By Hou Liqiang | chinadaily.com.cn | Updated: 2021-06-12 16:59

Workers at the construction site of a residential building in Beijing, April 8, 2020. [Photo/Xinhua]

China's top legislature on Thursday adopted an amendment to the Law on Workplace Safety, introducing heavier penalties for workplace safety violations and also enhancing supervision over emerging industries.

Aside from facing tougher penalties, companies will be fined on a daily basis if they refuse to rectify violations, according to the amendment, which was passed in a session of the Standing Committee of the 13th National People's Congress and will come into force on Sept 1.

Previously, for example, companies would be fined 20,000 yuan ($3,132) to 50,000 yuan if they failed to rectify violations before an appointed deadline. Now, the same fines will be imposed once violations are found. If the problems are not addressed in a timely way, the penalties could be a lot higher.

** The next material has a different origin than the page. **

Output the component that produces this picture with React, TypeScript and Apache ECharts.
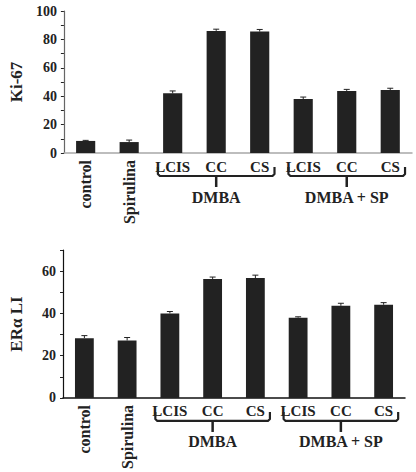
import { useEffect, useRef } from "react";
import * as echarts from "echarts";

const INK = "#222222";
const FONT = "Liberation Serif";

// 8 groups, the last six are the DMBA-treated subgroups
const CATEGORIES = ["control", "Spirulina", "LCIS", "CC", "CS", "LCIS", "CC", "CS"];
const ROTATED = [true, true, false, false, false, false, false, false];

const KI67 = [8.5, 7.7, 42, 86, 85.5, 38, 43.7, 44.4];
const KI67_SE = [0.4, 1.4, 1.7, 1.2, 1.5, 1.4, 1.1, 1.2];
const KI67_LABELS = [0, 20, 40, 60, 80, 100];

const ERA = [28.3, 27.2, 40, 56.3, 56.7, 38, 43.6, 44.1];
const ERA_SE = [1.2, 1.4, 0.9, 0.9, 1.4, 0.4, 1.2, 1.0];
const ERA_LABELS = [0, 20, 40, 60];

const BRACKETS = [
  { name: "DMBA", from: 2, to: 4 },
  { name: "DMBA + SP", from: 5, to: 7 },
];

const errorItem = (_p: any, api: any) => {
  const base = api.coord([api.value(0), api.value(1)]);
  const top = api.coord([api.value(0), api.value(2)]);
  const style = { stroke: INK, lineWidth: 1 };
  return {
    type: "group",
    children: [
      { type: "line", shape: { x1: base[0], y1: base[1], x2: top[0], y2: top[1] }, style },
      { type: "line", shape: { x1: top[0] - 3, y1: top[1], x2: top[0] + 3, y2: top[1] }, style },
    ],
  };
};

// curly-ish bracket under a run of categories, with the group name below it
const bracketItem = (p: any, api: any) => {
  const g = BRACKETS[p.dataIndex];
  const a = api.coord([api.value(0), 0]);
  const b = api.coord([api.value(2), 0]);
  const bw = api.size([1, 0])[0];
  const x1 = a[0] - bw * 0.34;
  const x2 = b[0] + bw * 0.34;
  const mid = (a[0] + b[0]) / 2;
  const y0 = a[1];
  return {
    type: "group",
    children: [
      {
        type: "polyline",
        shape: {
          points: [[x1, y0 + 14], [x1, y0 + 21], [x1 + 2, y0 + 23], [x2 - 2, y0 + 23], [x2, y0 + 21], [x2, y0 + 14]],
        },
        style: { stroke: INK, lineWidth: 2.2, lineJoin: "round", fill: "none" },
      },
      { type: "line", shape: { x1: mid, y1: y0 + 23, x2: mid, y2: y0 + 34 }, style: { stroke: INK, lineWidth: 2.5 } },
      {
        type: "text",
        style: {
          text: g.name,
          x: mid,
          y: y0 + 44,
          align: "center",
          verticalAlign: "middle",
          fontFamily: FONT,
          fontWeight: "bold",
          fontSize: 16,
          fill: INK,
        },
      },
    ],
  };
};

function panel(grid: number, values: number[], se: number[], labels: number[], yMax: number, axisColor: string, yColor: string) {
  const xAxes = [
    {
      type: "category",
      gridIndex: grid,
      position: "bottom",
      data: CATEGORIES,
      axisLine: { lineStyle: { color: axisColor, width: 1.5 } },
      axisTick: { length: 3, lineStyle: { color: INK } },
      axisLabel: {
        interval: 0,
        margin: 6,
        color: INK,
        fontFamily: FONT,
        fontWeight: "bold",
        fontSize: 15,
        formatter: (v: string, i: number) => (ROTATED[i] ? "" : v),
      },
    },
    {
      // second, label-only axis for the vertical category names
      type: "category",
      gridIndex: grid,
      position: "bottom",
      data: CATEGORIES,
      axisLine: { show: false },
      axisTick: { show: false },
      axisLabel: {
        interval: 0,
        rotate: 90,
        margin: 7,
        color: INK,
        fontFamily: FONT,
        fontWeight: "bold",
        fontSize: 16,
        formatter: (v: string, i: number) => (ROTATED[i] ? v : ""),
      },
    },
  ];
  const yAxis = {
    type: "value",
    gridIndex: grid,
    min: 0,
    max: yMax,
    interval: 10,
    splitLine: { show: false },
    axisLine: { show: true, lineStyle: { color: yColor, width: 1.2 } },
    axisTick: { show: true, length: 3, lineStyle: { color: INK } },
    axisLabel: {
      margin: 7,
      color: INK,
      fontFamily: FONT,
      fontWeight: "bold",
      fontSize: 14,
      formatter: (v: number) => (labels.includes(v) ? String(v) : ""),
    },
  };
  const series = [
    {
      type: "bar",
      xAxisIndex: grid * 2,
      yAxisIndex: grid,
      data: values,
      barWidth: "44%",
      itemStyle: { color: INK },
    },
    {
      type: "custom",
      xAxisIndex: grid * 2,
      yAxisIndex: grid,
      data: values.map((v, i) => [i, v, v + se[i]]),
      encode: { x: 0, y: [1, 2] },
      renderItem: errorItem,
      z: 3,
    },
    {
      type: "custom",
      xAxisIndex: grid * 2,
      yAxisIndex: grid,
      data: BRACKETS.map((b) => [b.from, 0, b.to]),
      encode: { x: 0, y: 1 },
      renderItem: bracketItem,
      clip: false,
      silent: true,
    },
  ];
  return { xAxes, yAxis, series };
}

export default function App() {
  const elRef = useRef<HTMLDivElement>(null);

  useEffect(() => {
    const el = elRef.current;
    if (!el) return;
    const chart = echarts.init(el, undefined, { renderer: "svg" });

    const top = panel(0, KI67, KI67_SE, KI67_LABELS, 100, "#a8a8a8", "#666666");
    const bottom = panel(1, ERA, ERA_SE, ERA_LABELS, 70, "#111111", "#111111");

    const nameStyle = { color: INK, fontFamily: FONT, fontWeight: "bold", fontSize: 17 };

    chart.setOption({
      animation: false,
      grid: [
        { left: 52, top: 11, width: 360, height: 142 },
        { left: 52, top: 250, width: 353, height: 149 },
      ],
      xAxis: [...top.xAxes, ...bottom.xAxes],
      yAxis: [
        { ...top.yAxis, name: "Ki-67", nameLocation: "middle", nameGap: 38, nameTextStyle: nameStyle },
        { ...bottom.yAxis, name: "ERα LI", nameLocation: "middle", nameGap: 38, nameTextStyle: nameStyle },
      ],
      series: [...top.series, ...bottom.series],
    });

    return () => chart.dispose();
  }, []);

  return <div ref={elRef} style={{ position: "absolute", left: 0, top: 0, width: 416, height: 472 }} />;
}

Guo Linmao, a member of the Legislative Affairs Commission of the NPC Standing Committee, said the authorities overseeing work safety could choose to "impose the fine consecutively on a daily basis according to the original amount of the fine, starting from the second day of the date of ordered correction", if companies don't manage to rectify a situation in a timely way.

Previously, the maximum fines for a workplace accident stood at 20 million yuan. Now the upper limit has been lifted to 100 million yuan, said Song Yuanming, vice-minister of Emergency Management, in a news conference organized by the State Council Information Office on Friday.

The amendment also adds provisions concerning the new situation of workplace safety in emerging industries, such as the platform or "gig" economy.

Enterprises in emerging industries should establish a responsibility system for workplace safety that covers all people involved in these sectors, according to the amendment.

In a move to address an issue where some businesses in the sectors don't have specific supervising authorities, county or higher levels of governments can designate government bodies that oversee their work safety, it ruled.